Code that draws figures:
* * * * *
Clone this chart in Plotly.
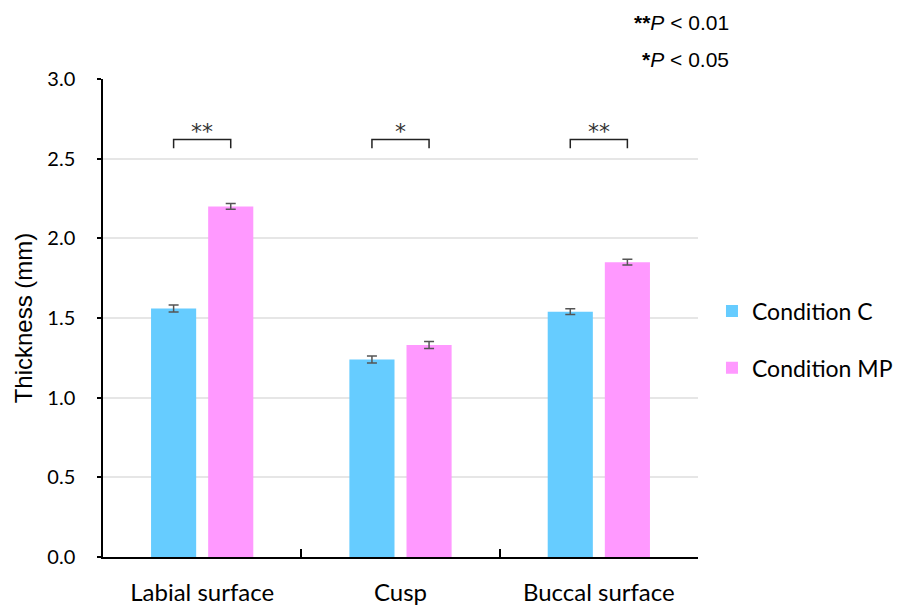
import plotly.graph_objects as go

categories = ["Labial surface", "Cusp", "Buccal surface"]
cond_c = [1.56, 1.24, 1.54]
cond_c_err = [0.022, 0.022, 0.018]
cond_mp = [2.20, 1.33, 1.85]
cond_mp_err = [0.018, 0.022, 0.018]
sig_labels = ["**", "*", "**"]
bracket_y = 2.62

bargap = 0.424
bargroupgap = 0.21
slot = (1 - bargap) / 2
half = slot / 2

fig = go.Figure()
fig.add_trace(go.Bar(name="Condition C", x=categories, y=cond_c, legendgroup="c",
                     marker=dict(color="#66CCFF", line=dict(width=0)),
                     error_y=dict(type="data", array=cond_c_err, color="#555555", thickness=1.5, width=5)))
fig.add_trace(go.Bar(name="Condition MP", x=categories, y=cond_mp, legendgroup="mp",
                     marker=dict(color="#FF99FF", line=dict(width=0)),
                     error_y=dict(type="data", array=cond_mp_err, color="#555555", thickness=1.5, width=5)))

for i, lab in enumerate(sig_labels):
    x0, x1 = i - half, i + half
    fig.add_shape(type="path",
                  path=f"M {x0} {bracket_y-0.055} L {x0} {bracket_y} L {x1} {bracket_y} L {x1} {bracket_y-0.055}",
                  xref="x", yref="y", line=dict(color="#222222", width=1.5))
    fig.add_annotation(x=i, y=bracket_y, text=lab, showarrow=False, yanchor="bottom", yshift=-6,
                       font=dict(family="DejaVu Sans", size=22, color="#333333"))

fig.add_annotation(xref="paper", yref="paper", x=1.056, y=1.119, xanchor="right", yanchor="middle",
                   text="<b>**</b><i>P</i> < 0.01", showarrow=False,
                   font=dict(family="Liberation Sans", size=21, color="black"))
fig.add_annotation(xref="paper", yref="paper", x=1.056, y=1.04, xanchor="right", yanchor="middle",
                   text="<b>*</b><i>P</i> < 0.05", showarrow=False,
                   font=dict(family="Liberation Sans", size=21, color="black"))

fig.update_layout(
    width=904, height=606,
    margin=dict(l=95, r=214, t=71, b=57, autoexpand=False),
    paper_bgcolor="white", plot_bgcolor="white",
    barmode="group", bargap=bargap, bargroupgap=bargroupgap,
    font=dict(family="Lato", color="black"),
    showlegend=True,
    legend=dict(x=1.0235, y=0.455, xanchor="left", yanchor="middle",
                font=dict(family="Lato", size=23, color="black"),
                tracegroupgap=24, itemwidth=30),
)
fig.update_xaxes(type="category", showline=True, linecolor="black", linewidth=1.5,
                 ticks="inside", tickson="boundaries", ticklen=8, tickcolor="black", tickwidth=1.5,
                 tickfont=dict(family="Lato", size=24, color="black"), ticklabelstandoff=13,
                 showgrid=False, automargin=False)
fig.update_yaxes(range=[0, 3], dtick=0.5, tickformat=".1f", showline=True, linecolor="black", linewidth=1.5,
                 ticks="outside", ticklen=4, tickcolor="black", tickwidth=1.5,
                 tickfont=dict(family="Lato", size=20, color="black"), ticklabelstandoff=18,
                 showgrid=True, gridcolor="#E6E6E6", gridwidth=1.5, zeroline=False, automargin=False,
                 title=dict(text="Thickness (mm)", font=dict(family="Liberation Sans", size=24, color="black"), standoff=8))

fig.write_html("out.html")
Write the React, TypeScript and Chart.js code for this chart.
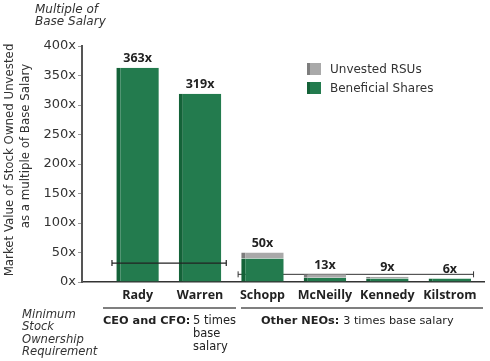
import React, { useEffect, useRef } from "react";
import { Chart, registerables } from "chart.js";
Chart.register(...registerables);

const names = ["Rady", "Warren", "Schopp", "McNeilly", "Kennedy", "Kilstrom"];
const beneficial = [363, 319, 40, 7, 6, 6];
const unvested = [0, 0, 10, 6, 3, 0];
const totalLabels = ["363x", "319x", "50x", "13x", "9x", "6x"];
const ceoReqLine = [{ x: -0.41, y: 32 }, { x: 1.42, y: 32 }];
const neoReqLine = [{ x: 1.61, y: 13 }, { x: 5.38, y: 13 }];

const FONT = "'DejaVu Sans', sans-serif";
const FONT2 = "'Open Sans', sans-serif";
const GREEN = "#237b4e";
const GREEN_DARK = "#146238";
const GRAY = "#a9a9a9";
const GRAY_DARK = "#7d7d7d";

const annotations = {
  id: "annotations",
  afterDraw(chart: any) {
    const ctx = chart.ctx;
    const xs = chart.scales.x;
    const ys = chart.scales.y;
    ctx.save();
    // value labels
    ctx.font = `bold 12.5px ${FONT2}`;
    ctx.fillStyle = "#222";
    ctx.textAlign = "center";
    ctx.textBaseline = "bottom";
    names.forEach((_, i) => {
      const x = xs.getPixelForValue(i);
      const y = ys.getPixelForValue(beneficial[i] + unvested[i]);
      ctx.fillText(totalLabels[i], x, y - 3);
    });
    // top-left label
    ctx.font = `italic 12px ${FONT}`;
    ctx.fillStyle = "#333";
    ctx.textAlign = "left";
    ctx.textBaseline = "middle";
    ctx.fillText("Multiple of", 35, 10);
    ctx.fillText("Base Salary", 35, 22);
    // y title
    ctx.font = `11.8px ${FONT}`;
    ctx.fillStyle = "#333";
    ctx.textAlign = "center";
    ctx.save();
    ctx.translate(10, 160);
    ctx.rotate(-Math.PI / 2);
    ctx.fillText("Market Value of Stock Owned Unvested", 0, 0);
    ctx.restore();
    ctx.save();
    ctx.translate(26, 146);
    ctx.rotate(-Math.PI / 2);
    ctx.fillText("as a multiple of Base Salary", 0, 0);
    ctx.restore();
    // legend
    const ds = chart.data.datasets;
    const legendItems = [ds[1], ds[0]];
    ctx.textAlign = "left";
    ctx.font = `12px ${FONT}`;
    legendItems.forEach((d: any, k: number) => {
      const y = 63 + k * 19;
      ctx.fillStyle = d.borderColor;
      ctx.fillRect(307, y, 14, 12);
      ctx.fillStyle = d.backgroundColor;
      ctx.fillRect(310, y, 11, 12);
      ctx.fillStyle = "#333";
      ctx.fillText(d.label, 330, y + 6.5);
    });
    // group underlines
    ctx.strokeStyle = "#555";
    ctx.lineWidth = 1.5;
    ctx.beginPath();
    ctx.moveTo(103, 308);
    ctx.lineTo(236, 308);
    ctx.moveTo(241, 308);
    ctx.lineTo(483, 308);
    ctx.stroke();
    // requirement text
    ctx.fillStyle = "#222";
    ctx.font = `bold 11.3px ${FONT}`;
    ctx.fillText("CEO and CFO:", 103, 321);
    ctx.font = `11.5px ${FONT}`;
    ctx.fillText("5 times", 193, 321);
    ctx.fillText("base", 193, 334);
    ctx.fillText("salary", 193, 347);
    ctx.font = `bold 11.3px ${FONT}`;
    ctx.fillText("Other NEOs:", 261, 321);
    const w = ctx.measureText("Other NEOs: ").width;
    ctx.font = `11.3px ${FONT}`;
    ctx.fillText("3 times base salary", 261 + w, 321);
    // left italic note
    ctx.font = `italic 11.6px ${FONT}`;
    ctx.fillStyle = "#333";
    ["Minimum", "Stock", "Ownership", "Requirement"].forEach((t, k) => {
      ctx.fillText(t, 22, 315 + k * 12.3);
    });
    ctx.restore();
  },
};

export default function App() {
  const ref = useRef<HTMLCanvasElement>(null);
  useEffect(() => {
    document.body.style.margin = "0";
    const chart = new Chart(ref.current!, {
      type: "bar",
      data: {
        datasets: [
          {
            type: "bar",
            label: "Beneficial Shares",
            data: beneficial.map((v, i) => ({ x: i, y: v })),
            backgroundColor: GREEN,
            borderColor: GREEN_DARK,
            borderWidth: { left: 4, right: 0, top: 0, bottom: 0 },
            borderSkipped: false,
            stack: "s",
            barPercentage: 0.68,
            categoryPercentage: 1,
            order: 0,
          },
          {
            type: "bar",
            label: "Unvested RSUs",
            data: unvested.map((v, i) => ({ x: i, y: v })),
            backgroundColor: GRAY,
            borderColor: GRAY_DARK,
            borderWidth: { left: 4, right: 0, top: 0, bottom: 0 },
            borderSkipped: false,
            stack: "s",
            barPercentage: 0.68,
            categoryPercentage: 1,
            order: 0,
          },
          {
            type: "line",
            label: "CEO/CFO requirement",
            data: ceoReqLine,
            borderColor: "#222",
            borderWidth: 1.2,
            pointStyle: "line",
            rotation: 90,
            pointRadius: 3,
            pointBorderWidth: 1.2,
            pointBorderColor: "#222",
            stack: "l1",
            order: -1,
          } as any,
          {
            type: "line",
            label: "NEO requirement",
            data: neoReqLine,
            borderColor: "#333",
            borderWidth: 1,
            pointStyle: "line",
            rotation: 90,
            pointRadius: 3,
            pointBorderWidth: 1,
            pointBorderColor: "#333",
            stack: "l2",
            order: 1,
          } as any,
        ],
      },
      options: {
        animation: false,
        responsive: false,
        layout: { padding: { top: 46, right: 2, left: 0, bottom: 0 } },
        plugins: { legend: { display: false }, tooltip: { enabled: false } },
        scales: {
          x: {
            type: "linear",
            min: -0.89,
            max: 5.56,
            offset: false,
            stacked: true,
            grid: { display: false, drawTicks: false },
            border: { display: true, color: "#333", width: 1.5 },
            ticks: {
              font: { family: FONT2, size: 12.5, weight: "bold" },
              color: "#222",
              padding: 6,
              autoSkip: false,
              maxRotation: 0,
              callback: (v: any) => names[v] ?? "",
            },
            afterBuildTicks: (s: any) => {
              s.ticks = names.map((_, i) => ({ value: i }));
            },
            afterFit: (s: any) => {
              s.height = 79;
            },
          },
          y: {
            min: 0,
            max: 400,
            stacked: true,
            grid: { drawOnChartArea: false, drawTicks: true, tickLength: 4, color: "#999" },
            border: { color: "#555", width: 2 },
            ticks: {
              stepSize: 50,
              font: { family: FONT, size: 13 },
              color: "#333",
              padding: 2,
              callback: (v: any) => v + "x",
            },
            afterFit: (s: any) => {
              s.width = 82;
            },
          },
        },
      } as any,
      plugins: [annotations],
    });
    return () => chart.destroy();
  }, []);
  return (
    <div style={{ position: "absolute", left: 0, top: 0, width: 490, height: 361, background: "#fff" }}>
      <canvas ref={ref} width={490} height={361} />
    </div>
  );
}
* * * * *
Goal: Up to and including the line that contains "half = slot / 2", print the records above exactly from their first line, without any pictures.

Complete answer:
Clone this chart in Plotly.
import plotly.graph_objects as go

categories = ["Labial surface", "Cusp", "Buccal surface"]
cond_c = [1.56, 1.24, 1.54]
cond_c_err = [0.022, 0.022, 0.018]
cond_mp = [2.20, 1.33, 1.85]
cond_mp_err = [0.018, 0.022, 0.018]
sig_labels = ["**", "*", "**"]
bracket_y = 2.62

bargap = 0.424
bargroupgap = 0.21
slot = (1 - bargap) / 2
half = slot / 2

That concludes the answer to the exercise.